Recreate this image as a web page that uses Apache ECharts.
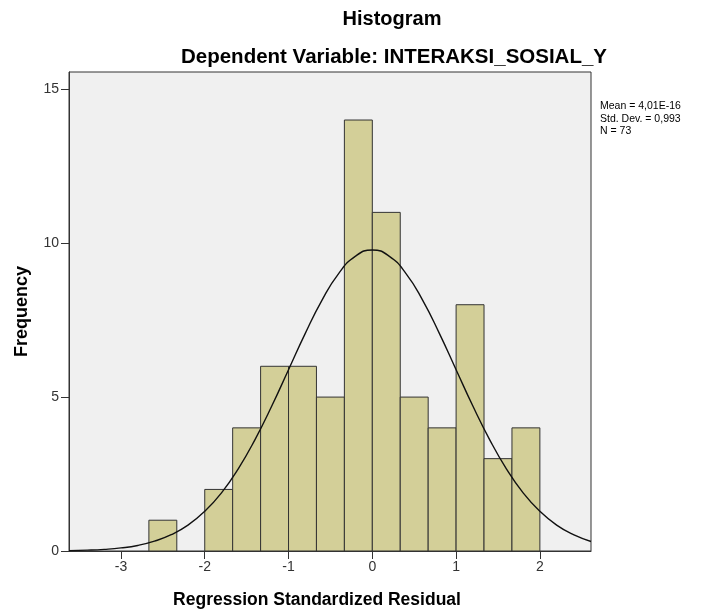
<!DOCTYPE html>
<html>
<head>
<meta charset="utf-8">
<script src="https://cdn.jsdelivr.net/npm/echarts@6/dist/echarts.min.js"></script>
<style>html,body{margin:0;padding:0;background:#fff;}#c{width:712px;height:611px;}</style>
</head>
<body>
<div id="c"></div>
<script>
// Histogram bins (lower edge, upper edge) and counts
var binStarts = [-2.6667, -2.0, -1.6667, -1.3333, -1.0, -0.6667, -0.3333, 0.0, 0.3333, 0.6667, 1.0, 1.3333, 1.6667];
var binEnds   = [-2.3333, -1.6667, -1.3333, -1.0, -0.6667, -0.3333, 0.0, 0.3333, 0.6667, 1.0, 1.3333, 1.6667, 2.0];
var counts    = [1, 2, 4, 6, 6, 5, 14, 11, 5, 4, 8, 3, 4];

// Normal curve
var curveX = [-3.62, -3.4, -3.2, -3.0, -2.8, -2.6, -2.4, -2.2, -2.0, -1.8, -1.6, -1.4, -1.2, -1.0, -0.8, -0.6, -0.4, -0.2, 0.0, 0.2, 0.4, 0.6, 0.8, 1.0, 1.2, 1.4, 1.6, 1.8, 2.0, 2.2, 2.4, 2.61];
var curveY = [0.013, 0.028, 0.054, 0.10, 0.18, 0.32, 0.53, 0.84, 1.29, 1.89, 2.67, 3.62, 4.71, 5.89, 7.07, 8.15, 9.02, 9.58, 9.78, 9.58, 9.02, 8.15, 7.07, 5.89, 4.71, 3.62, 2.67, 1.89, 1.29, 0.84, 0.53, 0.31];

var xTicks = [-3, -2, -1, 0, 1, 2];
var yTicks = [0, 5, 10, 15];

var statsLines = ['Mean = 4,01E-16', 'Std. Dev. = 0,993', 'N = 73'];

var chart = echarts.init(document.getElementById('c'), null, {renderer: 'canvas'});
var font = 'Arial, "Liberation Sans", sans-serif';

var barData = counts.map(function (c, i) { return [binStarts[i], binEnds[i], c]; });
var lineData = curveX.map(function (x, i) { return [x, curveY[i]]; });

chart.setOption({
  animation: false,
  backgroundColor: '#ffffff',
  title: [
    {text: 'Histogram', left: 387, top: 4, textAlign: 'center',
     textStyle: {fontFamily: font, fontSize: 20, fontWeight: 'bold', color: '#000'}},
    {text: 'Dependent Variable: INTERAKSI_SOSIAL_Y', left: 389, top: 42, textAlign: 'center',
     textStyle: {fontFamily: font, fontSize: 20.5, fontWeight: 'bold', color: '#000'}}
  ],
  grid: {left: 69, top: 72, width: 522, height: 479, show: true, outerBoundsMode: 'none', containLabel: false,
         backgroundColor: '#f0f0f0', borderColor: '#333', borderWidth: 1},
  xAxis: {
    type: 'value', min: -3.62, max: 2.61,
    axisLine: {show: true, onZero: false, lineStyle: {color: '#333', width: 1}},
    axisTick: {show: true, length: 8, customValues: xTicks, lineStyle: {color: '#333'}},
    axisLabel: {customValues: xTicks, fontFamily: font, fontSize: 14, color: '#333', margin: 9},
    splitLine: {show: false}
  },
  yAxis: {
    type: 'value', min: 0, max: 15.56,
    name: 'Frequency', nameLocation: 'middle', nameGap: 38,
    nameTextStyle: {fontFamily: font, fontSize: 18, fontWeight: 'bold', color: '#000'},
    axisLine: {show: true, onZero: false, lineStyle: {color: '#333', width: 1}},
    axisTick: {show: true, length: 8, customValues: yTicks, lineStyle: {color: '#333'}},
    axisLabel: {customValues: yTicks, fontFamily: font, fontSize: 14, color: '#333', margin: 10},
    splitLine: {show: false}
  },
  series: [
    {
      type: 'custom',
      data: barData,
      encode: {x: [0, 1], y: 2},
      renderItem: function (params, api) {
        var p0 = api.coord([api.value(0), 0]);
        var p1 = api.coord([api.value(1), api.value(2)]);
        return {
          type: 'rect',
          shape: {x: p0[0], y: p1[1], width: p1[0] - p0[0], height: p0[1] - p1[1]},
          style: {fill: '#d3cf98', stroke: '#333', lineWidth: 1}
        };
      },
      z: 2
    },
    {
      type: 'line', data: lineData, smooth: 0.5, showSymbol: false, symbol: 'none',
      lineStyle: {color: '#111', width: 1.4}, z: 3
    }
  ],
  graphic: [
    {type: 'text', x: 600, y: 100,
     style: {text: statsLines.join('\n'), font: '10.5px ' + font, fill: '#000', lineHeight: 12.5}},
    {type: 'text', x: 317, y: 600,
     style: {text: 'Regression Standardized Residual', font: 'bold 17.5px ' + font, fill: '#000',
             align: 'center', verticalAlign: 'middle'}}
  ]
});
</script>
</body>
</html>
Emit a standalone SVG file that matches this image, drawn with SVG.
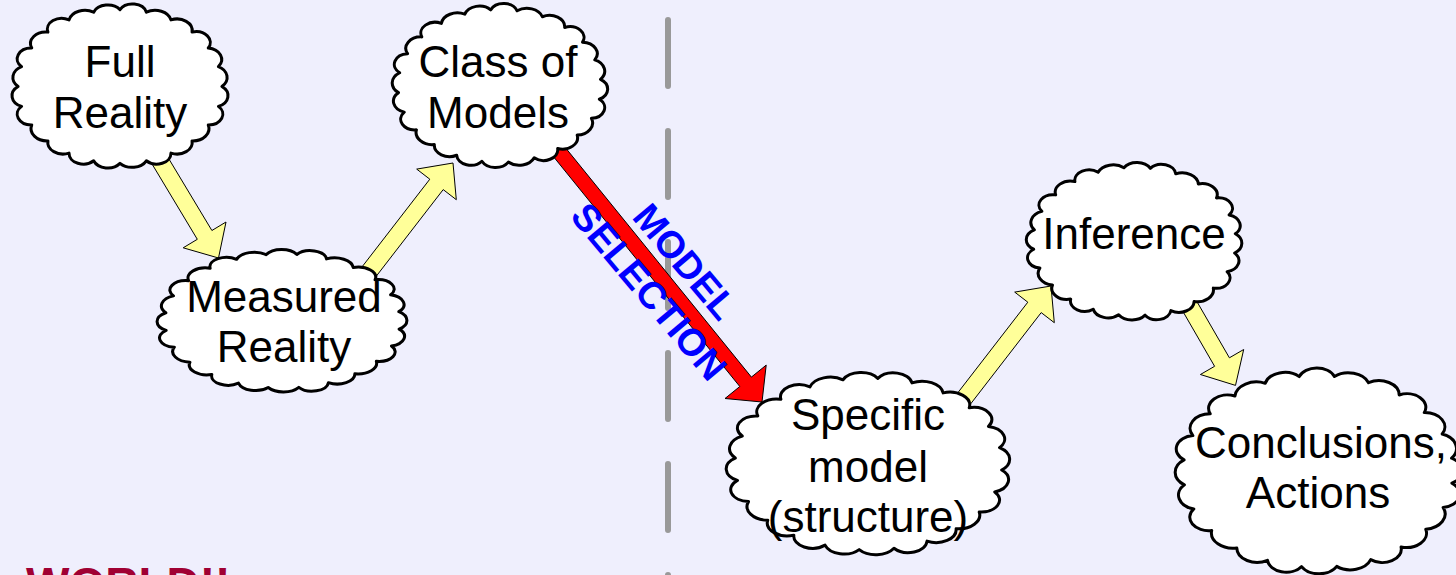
#####
WORK REQUIRED
Repeat the records above exactly, omitting every picture.

WRITTEN SOLUTION
Recreate this image as a web page that uses Apache ECharts.
<!DOCTYPE html>
<html>
<head>
<meta charset="utf-8">
<script src="https://cdn.jsdelivr.net/npm/echarts@6/dist/echarts.min.js"></script>
<style>html,body{margin:0;padding:0;background:#fff;}#c{width:712px;height:611px;}</style>
</head>
<body>
<div id="c"></div>
<script>
// Histogram bins (lower edge, upper edge) and counts
var binStarts = [-2.6667, -2.0, -1.6667, -1.3333, -1.0, -0.6667, -0.3333, 0.0, 0.3333, 0.6667, 1.0, 1.3333, 1.6667];
var binEnds   = [-2.3333, -1.6667, -1.3333, -1.0, -0.6667, -0.3333, 0.0, 0.3333, 0.6667, 1.0, 1.3333, 1.6667, 2.0];
var counts    = [1, 2, 4, 6, 6, 5, 14, 11, 5, 4, 8, 3, 4];

// Normal curve
var curveX = [-3.62, -3.4, -3.2, -3.0, -2.8, -2.6, -2.4, -2.2, -2.0, -1.8, -1.6, -1.4, -1.2, -1.0, -0.8, -0.6, -0.4, -0.2, 0.0, 0.2, 0.4, 0.6, 0.8, 1.0, 1.2, 1.4, 1.6, 1.8, 2.0, 2.2, 2.4, 2.61];
var curveY = [0.013, 0.028, 0.054, 0.10, 0.18, 0.32, 0.53, 0.84, 1.29, 1.89, 2.67, 3.62, 4.71, 5.89, 7.07, 8.15, 9.02, 9.58, 9.78, 9.58, 9.02, 8.15, 7.07, 5.89, 4.71, 3.62, 2.67, 1.89, 1.29, 0.84, 0.53, 0.31];

var xTicks = [-3, -2, -1, 0, 1, 2];
var yTicks = [0, 5, 10, 15];

var statsLines = ['Mean = 4,01E-16', 'Std. Dev. = 0,993', 'N = 73'];

var chart = echarts.init(document.getElementById('c'), null, {renderer: 'canvas'});
var font = 'Arial, "Liberation Sans", sans-serif';

var barData = counts.map(function (c, i) { return [binStarts[i], binEnds[i], c]; });
var lineData = curveX.map(function (x, i) { return [x, curveY[i]]; });

chart.setOption({
  animation: false,
  backgroundColor: '#ffffff',
  title: [
    {text: 'Histogram', left: 387, top: 4, textAlign: 'center',
     textStyle: {fontFamily: font, fontSize: 20, fontWeight: 'bold', color: '#000'}},
    {text: 'Dependent Variable: INTERAKSI_SOSIAL_Y', left: 389, top: 42, textAlign: 'center',
     textStyle: {fontFamily: font, fontSize: 20.5, fontWeight: 'bold', color: '#000'}}
  ],
  grid: {left: 69, top: 72, width: 522, height: 479, show: true, outerBoundsMode: 'none', containLabel: false,
         backgroundColor: '#f0f0f0', borderColor: '#333', borderWidth: 1},
  xAxis: {
    type: 'value', min: -3.62, max: 2.61,
    axisLine: {show: true, onZero: false, lineStyle: {color: '#333', width: 1}},
    axisTick: {show: true, length: 8, customValues: xTicks, lineStyle: {color: '#333'}},
    axisLabel: {customValues: xTicks, fontFamily: font, fontSize: 14, color: '#333', margin: 9},
    splitLine: {show: false}
  },
  yAxis: {
    type: 'value', min: 0, max: 15.56,
    name: 'Frequency', nameLocation: 'middle', nameGap: 38,
    nameTextStyle: {fontFamily: font, fontSize: 18, fontWeight: 'bold', color: '#000'},
    axisLine: {show: true, onZero: false, lineStyle: {color: '#333', width: 1}},
    axisTick: {show: true, length: 8, customValues: yTicks, lineStyle: {color: '#333'}},
    axisLabel: {customValues: yTicks, fontFamily: font, fontSize: 14, color: '#333', margin: 10},
    splitLine: {show: false}
  },
  series: [
    {
      type: 'custom',
      data: barData,
      encode: {x: [0, 1], y: 2},
      renderItem: function (params, api) {
        var p0 = api.coord([api.value(0), 0]);
        var p1 = api.coord([api.value(1), api.value(2)]);
        return {
          type: 'rect',
          shape: {x: p0[0], y: p1[1], width: p1[0] - p0[0], height: p0[1] - p1[1]},
          style: {fill: '#d3cf98', stroke: '#333', lineWidth: 1}
        };
      },
      z: 2
    },
    {
      type: 'line', data: lineData, smooth: 0.5, showSymbol: false, symbol: 'none',
      lineStyle: {color: '#111', width: 1.4}, z: 3
    }
  ],
  graphic: [
    {type: 'text', x: 600, y: 100,
     style: {text: statsLines.join('\n'), font: '10.5px ' + font, fill: '#000', lineHeight: 12.5}},
    {type: 'text', x: 317, y: 600,
     style: {text: 'Regression Standardized Residual', font: 'bold 17.5px ' + font, fill: '#000',
             align: 'center', verticalAlign: 'middle'}}
  ]
});
</script>
</body>
</html>
Emit a standalone SVG file that matches this image, drawn with SVG.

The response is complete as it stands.